Chaps,
I have no interest in arguing semantics - a fairly pointless exercise unless you are into editing dictionaries.
As a performance engineer I use and am comfortable with the philosophy of gross/net gradients - if you are more comfortable with something else in the way of descriptors, then that is fine. One of the other correspondents suggested the use of 152 ft/nm in lieu of 2.5 percent - all fine and dandy - one should just use the slant with which one is most comfortable. The main aim is not to go hairing off with no idea of the situational awareness requirements for the particular runway and aerodrome.
I think that we each understand where the other is coming from.
More importantly, I suggest for the discussion, the average pilot has a limited, if much at all, knowledge of the ICAO Doc and Procedure Design but is fairly au fait with the idea of the heavy aircraft segment gradient system.
The point remains, though, that the run of the mill ICAO (Pans Ops) SID, without annotation, involves a 2.5/3.3 gradient profile and this is what the average civil pilot has to content with.
An ops engineer is not going to use the SID track inferred obstacle profile without checking the discrete obstacle data. This is due to the fact that procedures designers generally work their obstruction profiles a little more conservatively (due to the terrain data with which they often have to work) than the ops engineer can tolerate.
However, for the pilot left to his own devices, the SID figures at least give some information and this was, I suspect, the intent of the original question.
Most importantly, at commercial weights, it is potentially suicidal to head off along the SID following an early failure.

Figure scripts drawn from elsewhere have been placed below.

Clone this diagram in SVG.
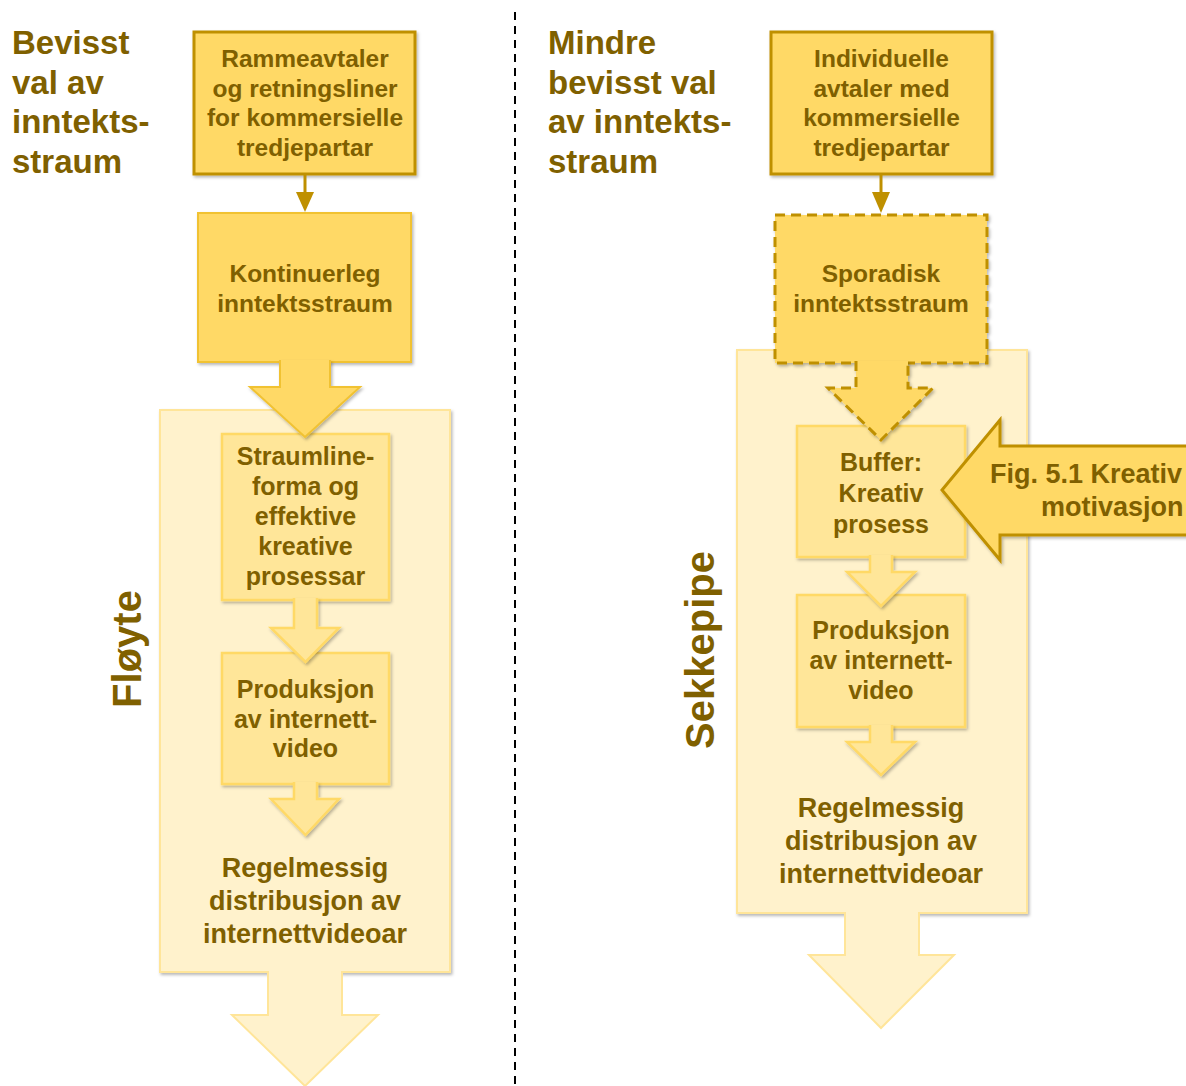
<svg xmlns="http://www.w3.org/2000/svg" width="1186" height="1086" viewBox="0 0 1186 1086">
  <style>
    text { font-family: "Liberation Sans", Arial, sans-serif; font-weight: bold; fill: #7f6000; }
    .title { font-size: 33px; }
    .box-t { font-size: 24.5px; text-anchor: middle; }
    .in-t { font-size: 25px; text-anchor: middle; }
    .dist-t { font-size: 27px; text-anchor: middle; }
    .side-t { font-size: 40px; text-anchor: middle; }
    .fig-t { font-size: 27px; }
    .src { fill: #ffd966; stroke: #bf9000; stroke-width: 3; }
    .flow { fill: #ffd966; stroke: #f1c232; stroke-width: 2; }
    .lane { fill: #fff2cc; stroke: #ffe599; stroke-width: 2; }
    .step { fill: #ffe699; stroke: #ffd966; stroke-width: 2.5; }
    .out { fill: #fff2cc; stroke: #ffe599; stroke-width: 2; }
    .dashed { stroke-dasharray: 10 6; }
    .link { stroke: #bf9000; stroke-width: 3; fill: none; }
    .tip { fill: #bf9000; }
  </style>
  <defs>
    <filter id="shadow" x="-10%" y="-10%" width="130%" height="130%">
      <feDropShadow dx="1.5" dy="2" stdDeviation="1.8" flood-color="#000" flood-opacity="0.28"/>
    </filter>
  </defs>

  <rect width="1186" height="1086" fill="#ffffff"/>

  <!-- column divider -->
  <line x1="515" y1="12" x2="515" y2="1086" stroke="#000" stroke-width="2" stroke-dasharray="8 6"/>

  <!-- column headings -->
  <g id="heading-left">
    <text class="title" x="12" y="54">Bevisst</text>
    <text class="title" x="12" y="94">val av</text>
    <text class="title" x="12" y="133">inntekts-</text>
    <text class="title" x="12" y="173">straum</text>
  </g>
  <g id="heading-right">
    <text class="title" x="548" y="54">Mindre</text>
    <text class="title" x="548" y="94">bevisst val</text>
    <text class="title" x="548" y="133">av inntekts-</text>
    <text class="title" x="548" y="173">straum</text>
  </g>

  <!-- lanes -->
  <g id="lane-floyte">
    <rect class="lane" x="160" y="410" width="290" height="562" filter="url(#shadow)"/>
    <text class="side-t" transform="translate(141 649) rotate(-90)">Fløyte</text>
  </g>
  <g id="lane-sekkepipe">
    <rect class="lane" x="737" y="350" width="290" height="563" filter="url(#shadow)"/>
    <text class="side-t" transform="translate(714 650) rotate(-90)">Sekkepipe</text>
  </g>

  <!-- left column nodes -->
  <g id="rammeavtaler">
    <rect class="src" x="194" y="32" width="221" height="142" filter="url(#shadow)"/>
    <text class="box-t" x="305" y="67">Rammeavtaler</text>
    <text class="box-t" x="305" y="96.5">og retningsliner</text>
    <text class="box-t" x="305" y="126">for kommersielle</text>
    <text class="box-t" x="305" y="155.5">tredjepartar</text>
  </g>
  <g id="kontinuerleg">
    <rect class="flow" x="198" y="213" width="213" height="149" filter="url(#shadow)"/>
    <text class="box-t" x="305" y="282">Kontinuerleg</text>
    <text class="box-t" x="305" y="312">inntektsstraum</text>
  </g>
  <g id="straumlineforma">
    <rect class="step" x="222" y="434" width="167" height="166" filter="url(#shadow)"/>
    <text class="in-t" x="305.5" y="465">Straumline-</text>
    <text class="in-t" x="305.5" y="495">forma og</text>
    <text class="in-t" x="305.5" y="525">effektive</text>
    <text class="in-t" x="305.5" y="555">kreative</text>
    <text class="in-t" x="305.5" y="585">prosessar</text>
  </g>
  <g id="produksjon-left">
    <rect class="step" x="222" y="653" width="167" height="131" filter="url(#shadow)"/>
    <text class="in-t" x="305.5" y="698">Produksjon</text>
    <text class="in-t" x="305.5" y="728">av internett-</text>
    <text class="in-t" x="305.5" y="757">video</text>
  </g>
  <g id="distribusjon-left">
    <text class="dist-t" x="305" y="877">Regelmessig</text>
    <text class="dist-t" x="305" y="910">distribusjon av</text>
    <text class="dist-t" x="305" y="943">internettvideoar</text>
  </g>

  <!-- right column nodes -->
  <g id="individuelle">
    <rect class="src" x="771" y="32" width="221" height="142" filter="url(#shadow)"/>
    <text class="box-t" x="881.5" y="67">Individuelle</text>
    <text class="box-t" x="881.5" y="96.5">avtaler med</text>
    <text class="box-t" x="881.5" y="126">kommersielle</text>
    <text class="box-t" x="881.5" y="155.5">tredjepartar</text>
  </g>
  <g id="sporadisk">
    <rect class="src dashed" x="775" y="215" width="212" height="148" filter="url(#shadow)"/>
    <text class="box-t" x="881" y="282">Sporadisk</text>
    <text class="box-t" x="881" y="312">inntektsstraum</text>
  </g>
  <g id="buffer">
    <rect class="step" x="797" y="426" width="168" height="131" filter="url(#shadow)"/>
    <text class="in-t" x="881" y="471">Buffer:</text>
    <text class="in-t" x="881" y="502">Kreativ</text>
    <text class="in-t" x="881" y="533">prosess</text>
  </g>
  <g id="produksjon-right">
    <rect class="step" x="797" y="595" width="168" height="132" filter="url(#shadow)"/>
    <text class="in-t" x="881" y="639">Produksjon</text>
    <text class="in-t" x="881" y="669">av internett-</text>
    <text class="in-t" x="881" y="699">video</text>
  </g>
  <g id="distribusjon-right">
    <text class="dist-t" x="881" y="817">Regelmessig</text>
    <text class="dist-t" x="881" y="850">distribusjon av</text>
    <text class="dist-t" x="881" y="883">internettvideoar</text>
  </g>

  <!-- connectors -->
  <g id="connectors">
    <!-- thin arrows from agreements -->
    <line class="link" x1="305" y1="175" x2="305" y2="195"/>
    <polygon class="tip" points="296,192 314,192 305,212"/>
    <line class="link" x1="881" y1="175" x2="881" y2="195"/>
    <polygon class="tip" points="872,192 890,192 881,213"/>

    <!-- block arrows, left -->
    <path class="flow" d="M280,360 V387 H250 L305,437 L360,387 H330 V360" filter="url(#shadow)"/>
    <path class="step" d="M294,598 V628 H271 L305.5,662 L339,628 H317 V598" filter="url(#shadow)"/>
    <path class="step" d="M294,782 V799 H271 L305.5,835 L339,799 H317 V782" filter="url(#shadow)"/>
    <path class="out" d="M268,971 V1015 H232 L305,1086 L378,1015 H342 V971"/>

    <!-- block arrows, right -->
    <path class="src dashed" d="M856,361 V388 H828 L881,440 L933,388 H908 V361" filter="url(#shadow)"/>
    <path class="step" d="M870,555 V572 H847 L881,606 L915,572 H892 V555" filter="url(#shadow)"/>
    <path class="step" d="M870,725 V742 H847 L881,775 L915,742 H892 V725" filter="url(#shadow)"/>
    <path class="out" d="M845,912 V955 H809 L881,1028 L954,955 H919 V912"/>

    <!-- incoming creative motivation -->
    <g id="fig-5-1">
      <path class="src" d="M1192,446 H1000 V420 L942,490 L1000,560 V535 H1192 Z" filter="url(#shadow)"/>
      <text class="fig-t" x="990" y="483">Fig. 5.1 Kreativ</text>
      <text class="fig-t" x="1041" y="516">motivasjon</text>
    </g>
  </g>
</svg>
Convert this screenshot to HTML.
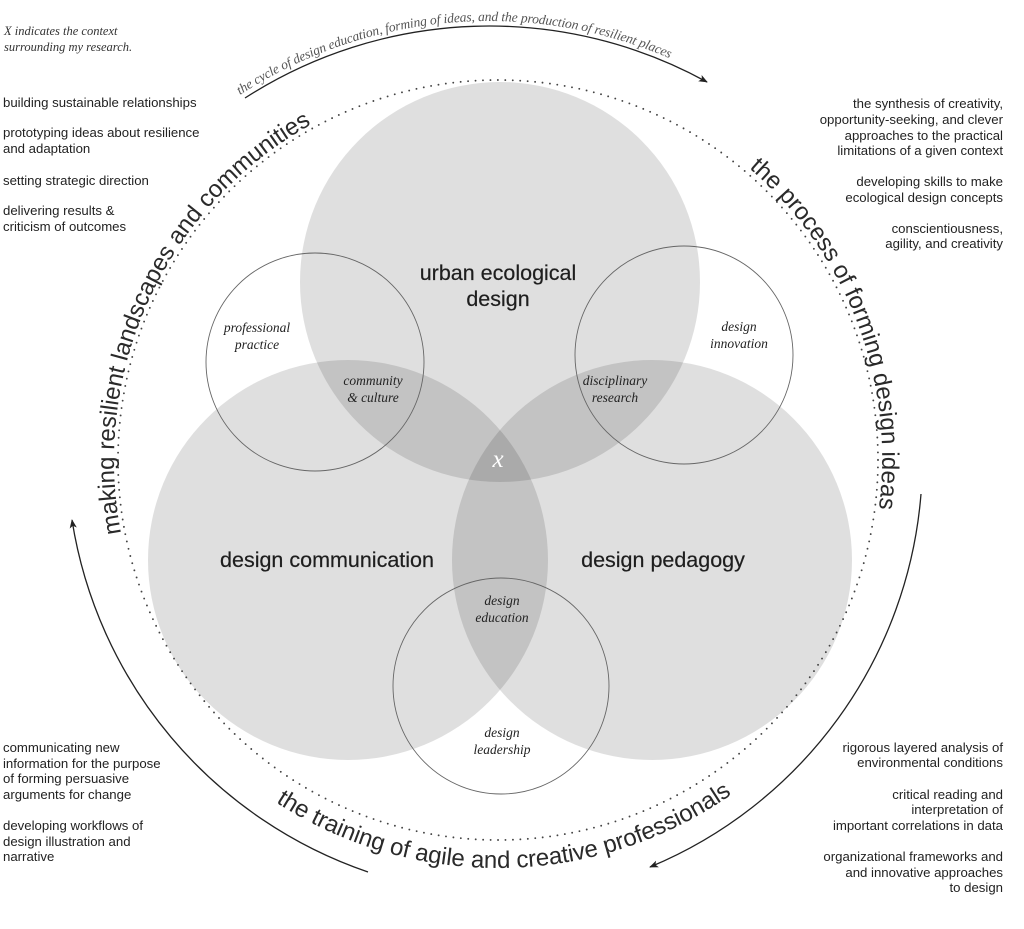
<!DOCTYPE html>
<html>
<head>
<meta charset="utf-8">
<style>
  html, body { margin: 0; padding: 0; background: #ffffff; }
  body { width: 1024px; height: 929px; overflow: hidden; }
  svg { display: block; }
  .serif { font-family: "Liberation Serif", "Times New Roman", serif; font-style: italic; }
  .list { font-family: "Liberation Sans", Arial, sans-serif; font-size: 13.2px; fill: #222; }
  .r { text-anchor: end; }
  .lbl { font-family: "Liberation Serif", serif; font-style: italic; font-size: 13.5px; fill: #222; text-anchor: middle; }
  .big { font-family: "Liberation Sans", Arial, sans-serif; font-size: 21.5px; fill: #1e1e1e; stroke: #1e1e1e; stroke-width: 0.2px; text-anchor: middle; }
  .ring { font-family: "Liberation Sans", Arial, sans-serif; font-size: 24px; fill: #2a2a2a; }
</style>
</head>
<body>
<svg xmlns="http://www.w3.org/2000/svg" xmlns:xlink="http://www.w3.org/1999/xlink" width="1024" height="929" viewBox="0 0 1024 929">
  <defs>
    <marker id="ah" viewBox="0 0 10 10" refX="9" refY="5" markerWidth="9" markerHeight="9" orient="auto" markerUnits="userSpaceOnUse">
      <path d="M0,1 L10,5 L0,9 L2.5,5 z" fill="#222"/>
    </marker>
    <path id="pLeft" d="M121.1,533.3 A384,384 0 0,1 311.8,124.2" fill="none"/>
    <path id="pRight" d="M749.0,168.0 A384,384 0 0,1 878.7,510.1" fill="none"/>
    <path id="pBottom" d="M275.8,802.2 A408,408 0 0,0 732.0,794.2" fill="none"/>
    <path id="pTop" d="M240.0,95.0 A456,456 0 0,1 670.1,58.5" fill="none"/>
  </defs>

  <!-- big translucent circles -->
  <g fill="#000" fill-opacity="0.125">
    <circle cx="500" cy="282" r="200"/>
    <circle cx="348" cy="560" r="200"/>
    <circle cx="652" cy="560" r="200"/>
  </g>

  <!-- small outline circles -->
  <g fill="none" stroke="#666" stroke-width="0.9">
    <circle cx="315" cy="362" r="109"/>
    <circle cx="684" cy="355" r="109"/>
    <circle cx="501" cy="686" r="108"/>
  </g>

  <!-- dotted ring -->
  <circle cx="498" cy="460" r="380" fill="none" stroke="#444" stroke-width="1.9" stroke-dasharray="0 7.46" stroke-linecap="round"/>

  <!-- arrow arcs -->
  <g fill="none" stroke="#222" stroke-width="1.3">
    <path d="M245,98 A451,451 0 0,1 707,82" marker-end="url(#ah)"/>
    <path d="M368,872 A445,445 0 0,1 72,520" marker-end="url(#ah)"/>
    <path d="M921,494 A442,442 0 0,1 650,867" marker-end="url(#ah)"/>
  </g>

  <!-- curved ring labels -->
  <text class="ring"><textPath href="#pLeft" xlink:href="#pLeft" textLength="482" lengthAdjust="spacing">making resilient landscapes and communities</textPath></text>
  <text class="ring"><textPath href="#pRight" xlink:href="#pRight" textLength="380" lengthAdjust="spacing">the process of forming design ideas</textPath></text>
  <text class="ring"><textPath href="#pBottom" xlink:href="#pBottom" textLength="484" lengthAdjust="spacing">the training of agile and creative professionals</textPath></text>
  <text class="serif" font-size="13.5" fill="#555"><textPath href="#pTop" xlink:href="#pTop" textLength="449" lengthAdjust="spacing">the cycle of design education, forming of ideas, and the production of resilient places</textPath></text>

  <!-- big labels -->
  <text class="big" x="498" y="280">urban ecological</text>
  <text class="big" x="498" y="306">design</text>
  <text class="big" x="327" y="567">design communication</text>
  <text class="big" x="663" y="567">design pedagogy</text>

  <!-- italic labels -->
  <text class="lbl" x="257" y="332">professional</text>
  <text class="lbl" x="257" y="349">practice</text>
  <text class="lbl" x="373" y="385">community</text>
  <text class="lbl" x="373" y="402">&amp; culture</text>
  <text class="lbl" x="615" y="385">disciplinary</text>
  <text class="lbl" x="615" y="402">research</text>
  <text class="lbl" x="739" y="331">design</text>
  <text class="lbl" x="739" y="348">innovation</text>
  <text class="lbl" x="502" y="605">design</text>
  <text class="lbl" x="502" y="622">education</text>
  <text class="lbl" x="502" y="737">design</text>
  <text class="lbl" x="502" y="754">leadership</text>
  <text class="serif" x="498" y="467" text-anchor="middle" font-size="25" fill="#ffffff">x</text>

  <!-- top-left note -->
  <text class="serif" font-size="12.5" fill="#333" x="4" y="35">X indicates the context</text>
  <text class="serif" font-size="12.5" fill="#333" x="4" y="51">surrounding my research.</text>

  <!-- left top list -->
  <text class="list" x="3" y="107">building sustainable relationships</text>
  <text class="list" x="3" y="137">prototyping ideas about resilience</text>
  <text class="list" x="3" y="153">and adaptation</text>
  <text class="list" x="3" y="185">setting strategic direction</text>
  <text class="list" x="3" y="215">delivering results &amp;</text>
  <text class="list" x="3" y="231">criticism of outcomes</text>

  <!-- right top list -->
  <text class="list r" x="1003" y="108">the synthesis of creativity,</text>
  <text class="list r" x="1003" y="124">opportunity-seeking, and clever</text>
  <text class="list r" x="1003" y="140">approaches to the practical</text>
  <text class="list r" x="1003" y="155">limitations of a given context</text>
  <text class="list r" x="1003" y="186">developing skills to make</text>
  <text class="list r" x="1003" y="202">ecological design concepts</text>
  <text class="list r" x="1003" y="233">conscientiousness,</text>
  <text class="list r" x="1003" y="248">agility, and creativity</text>

  <!-- bottom left list -->
  <text class="list" x="3" y="752">communicating new</text>
  <text class="list" x="3" y="768">information for the purpose</text>
  <text class="list" x="3" y="783">of forming persuasive</text>
  <text class="list" x="3" y="799">arguments for change</text>
  <text class="list" x="3" y="830">developing workflows of</text>
  <text class="list" x="3" y="846">design illustration and</text>
  <text class="list" x="3" y="861">narrative</text>

  <!-- bottom right list -->
  <text class="list r" x="1003" y="752">rigorous layered analysis of</text>
  <text class="list r" x="1003" y="767">environmental conditions</text>
  <text class="list r" x="1003" y="799">critical reading and</text>
  <text class="list r" x="1003" y="814">interpretation of</text>
  <text class="list r" x="1003" y="830">important correlations in data</text>
  <text class="list r" x="1003" y="861">organizational frameworks and</text>
  <text class="list r" x="1003" y="877">and innovative approaches</text>
  <text class="list r" x="1003" y="892">to design</text>
</svg>
</body>
</html>
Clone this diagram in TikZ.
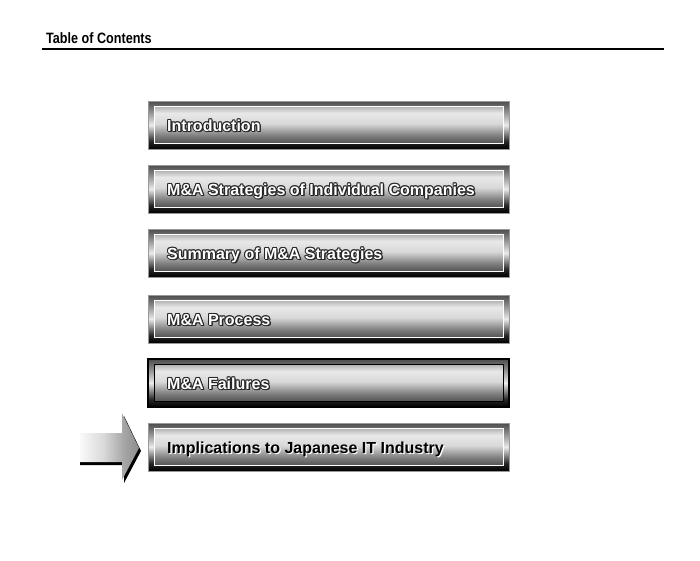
\documentclass[tikz,border=0pt]{standalone}
\usepackage{fontspec}
\usepackage{graphicx}
\setmainfont{Liberation Sans}
\pgfdeclareverticalshading{framesh}{100bp}{color(0bp)=(black); color(25bp)=(black); color(33bp)=(black!85); color(50bp)=(black!8); color(66bp)=(black!50); color(75bp)=(black!70); color(100bp)=(black!70)}
\pgfdeclareverticalshading{panelsh}{100bp}{color(0bp)=(black!68); color(25bp)=(black!68); color(36bp)=(black!50); color(52bp)=(black!15); color(66bp)=(black!9); color(75bp)=(black!30); color(100bp)=(black!30)}
\pgfdeclarehorizontalshading{arrowsh}{100bp}{color(0bp)=(black!2); color(25bp)=(black!2); color(45bp)=(black!15); color(62bp)=(black!35); color(66bp)=(black!38); color(75bp)=(black!45); color(100bp)=(black!45)}
\tikzset{
  outerbox/.style={draw=black!40, line width=1pt, shade, shading=framesh,
    minimum width=361pt, minimum height=48pt, inner sep=0pt, outer sep=0pt, anchor=north west},
  innerpanel/.style={draw=white, line width=1pt, shade, shading=panelsh,
    minimum width=349pt, minimum height=37pt, inner sep=0pt, outer sep=0pt},
  boxtext/.style={font=\bfseries\fontsize{16}{18}\selectfont, inner sep=0pt, anchor=base west},
  titletext/.style={font=\bfseries\fontsize{15}{17}\selectfont, inner sep=0pt, anchor=base west},
}
\newcommand\cpy[4]{\rlap{\hspace*{#1}\raisebox{#2}{\textcolor{#3}{#4}}}}
\newcommand\outl[1]{\cpy{-1pt}{0pt}{black!85}{#1}\cpy{1pt}{0pt}{black!85}{#1}%
  \cpy{0pt}{1pt}{black!85}{#1}\cpy{0pt}{-1pt}{black!85}{#1}%
  \cpy{-0.75pt}{0.75pt}{black!85}{#1}\cpy{0.75pt}{0.75pt}{black!85}{#1}%
  \cpy{-0.75pt}{-0.75pt}{black!85}{#1}\cpy{0.75pt}{-0.75pt}{black!85}{#1}%
  \cpy{1.4pt}{-1.4pt}{black!85}{#1}\textcolor{white}{#1}}
\newcommand\shad[1]{\cpy{1.2pt}{-1.2pt}{white}{#1}\textcolor{black}{#1}}
\begin{document}
\begin{tikzpicture}[x=1pt,y=-1pt]
\useasboundingbox[fill=white] (0,0) rectangle (700,560);
% title
\node[titletext] (title) at (46,43) {\scalebox{0.84}[1]{Table of Contents}};
\coordinate (rl) at (42,49);
\coordinate (rr) at (664,49);
\draw[line width=1.2pt] (rl) -- (rr);
% boxes
\node[outerbox] (b1) at (148,101) {};
\node[innerpanel] (p1) at (b1.center) {};
\node[boxtext] (t1) at (167,131) {\outl{Introduction}};
\node[outerbox] (b2) at (148,165) {};
\node[innerpanel] (p2) at (b2.center) {};
\node[boxtext] (t2) at (167,195) {\outl{M\&A Strategies of Individual Companies}};
\node[outerbox] (b3) at (148,229) {};
\node[innerpanel] (p3) at (b3.center) {};
\node[boxtext] (t3) at (167,259) {\outl{Summary of M\&A Strategies}};
\node[outerbox] (b4) at (148,295) {};
\node[innerpanel] (p4) at (b4.center) {};
\node[boxtext] (t4) at (167,325) {\outl{M\&A Process}};
\node[outerbox, draw=black, line width=1.5pt] (b5) at (148,359) {};
\node[innerpanel, draw=black] (p5) at (b5.center) {};
\node[boxtext] (t5) at (167,389) {\outl{M\&A Failures}};
\node[outerbox] (b6) at (148,423) {};
\node[innerpanel] (p6) at (b6.center) {};
\node[boxtext] (t6) at (167,453) {\shad{Implications to Japanese IT Industry}};
% arrow pointer
\coordinate (a1) at (80,433);
\coordinate (a2) at (122,433);
\coordinate (a3) at (122,413);
\coordinate (a4) at (139,448);
\coordinate (a5) at (122,480);
\coordinate (a6) at (122,462);
\coordinate (a7) at (80,462);
\fill[black] ([shift={(2,3)}]a1) -- ([shift={(2,3)}]a2) -- ([shift={(2,3)}]a3)
  -- ([shift={(2,3)}]a4) -- ([shift={(2,3)}]a5) -- ([shift={(2,3)}]a6) -- ([shift={(0,3)}]a7) -- cycle;
\shade[shading=arrowsh] (a1) -- (a2) -- (a3) -- (a4) -- (a5) -- (a6) -- (a7) -- cycle;
\end{tikzpicture}
\end{document}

Further, if the operator doesn't consider the failure following V1 set of cases (and I believe that many don't) then the only reasonable way to address the failure case for the conservative pilot is to follow the nominated V1 failure escape path (if provided) for all takeoffs.
If a specific escape is not provided, then that may permit an inference that the straight ahead path is OK ... but for how far out ? ... best ask the guys who did the analysis.